— Это она в центре картин?
— Ей было десять, а он нарисовал ее взрослой женщиной. Это непростительно.
— Как думаете, почему он так поступил?
— Думаю, так легче было во всем обвинить ее. Где-то в записях в конторской книге он говорит, что это она во всем виновата. Вот так он и вел себя всю жизнь: виновата Лили, виноват демон… Кто угодно, только не он сам.
— Может, он не мог перенести правды.
Мод сжала руки на коленях:
— Это он сам был демоном в углу картины. Он бросил Лили тонуть. Вот что он так и не смог признать.
— И стал рисовать демонов.
— «…Легион имя мне, потому что нас много», — процитировала Мод.
Робин задумалась.
— В его медицинских записях говорилось: «Он ужасно боится крошечных существ, рисовать которых его тянет, но при этом, похоже, не может перестать». — Она помолчала. — И он рисовал их двадцать шесть лет.
Они снова замолчали. Робин гадала, не о картинах ли сейчас думает Мод. О том водовороте демонов, в сердце которого крошечная женщина — взрослая Лили в длинном черном платье, с распущенными светлыми волосами.
— Кстати, — сказала вдруг Мод, встала и принесла конверт с письменного стола. — Я совсем забыла. Это письмо от врача в Бродмуре. Он написал мне после смерти отца, но впервые я прочитала письмо внимательно только сегодня утром. Я подумала, вам может быть интересно то, что он говорит в конце.
Надев очки, она прочла вслух, четко выговаривая каждое слово:
— Однажды я услышал, как он — это он про отца — бормочет себе под нос, пока рисует. Нужно рисовать их быстро-быстро, повторял он. Быстро, пока не сбежали. Рисуй их густо-густо, чтобы не выбрались.
Сняв очки, Мод сжала пальцами переносицу:
— В истории болезни доктору это не пришло в голову упомянуть, поэтому кошмарный мистер Риппон не наткнулся на эту информацию.
— Так вот почему на полотнах вашего отца было полно чертей, — взволнованно сказала Робин. — Они его окружали. Он все время их видел.
— Да, — сказала Мод. — Он пытался их поймать. Можно сказать, он создавал собственное «Возмездие».
— Так что насчет рукописи? — поинтересовалась Робин в своей тихой и непреклонной манере. — Что бы вы хотели с ней сделать?
— Я же сказала, понятия не имею! — Мод хмуро уставилась на папку на табуретке. Она снова ее перевернула, потому что вид «Трех фамильяров» ее почему-то заворожил. Существо, известное как «Воздух», отличалось некой смутной красотой, которую портил шрам, сильно деформировавший один глаз. Черты лица андрогинной «Воды» были невероятно скошены, будто их исказили незримые силы, исходившие от взрослой Лили в сердце картины. А «Земля» ухмылялась и похотливо подмигивала зрителю.

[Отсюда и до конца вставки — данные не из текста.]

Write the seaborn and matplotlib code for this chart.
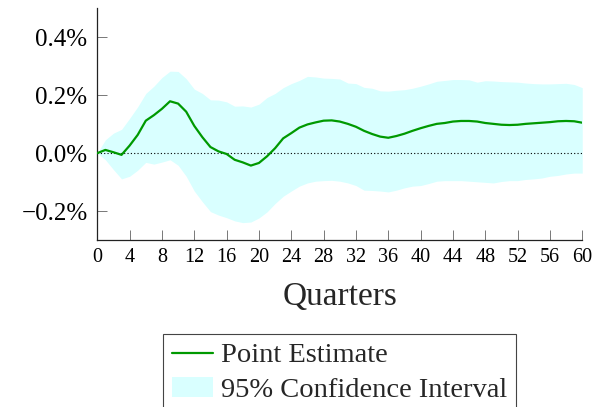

Мод выпрямилась и расправила плечи. В этой папке вся ее жизнь. Ну почти вся. Она задумалась, представляет ли доктор Хантер — Робин, как Мод начала называть ее про себя, — что именно она пропустила.
Под папкой лежали отцовские дневники. Робин аккуратно вставила обратно страницу, которую Мод вырвала из записной книжки в прошлом году и отправила ей. На странице был набросок сороки, которая присела, склонив голову, готовясь взлететь. Отец с невероятным мастерством сумел передать осторожную натуру птицы. Он даже нарисовал шрам на одной лапе, который остался у Болтушки после того, как Мод спасла ее из колодца.
Вспоминать до сих пор было больно. «Мне почти семьдесят, — подумала Мод, — но внутри мне только шестнадцать».
Ей вдруг стало трудно дышать.
— Пойдем прогуляемся. Невозможно весь день торчать взаперти.
Был солнечный и морозный февральский день, и болото во всей своей зимней красе блестело инеем под беспредельными ослепительно-синими небесами. Мод зашагала вперед по тропе своим обычным быстрым шагом, и Робин пришлось догонять. Птиц не было. Гуси искали себе пропитание в полях, а скворцов Мод не видела уже много дней.
Она осознала, что теребит руки. В последнее время она часто это делала, и экзема стала хуже. Написание своей истории заставило ее заново прожить все: горе, вину. Особенно вину.
— Знаете, — сказала, тяжело дыша, Робин у нее за спиной, — я понимаю, почему вы вините себя.
— Нет, не понимаете, — отрывисто бросила Мод через плечо.
— Да нет, и правда понимаю, — Робин остановилась. Заметив, что она не двигается с места, Мод почувствовала себя обязанной тоже остановиться.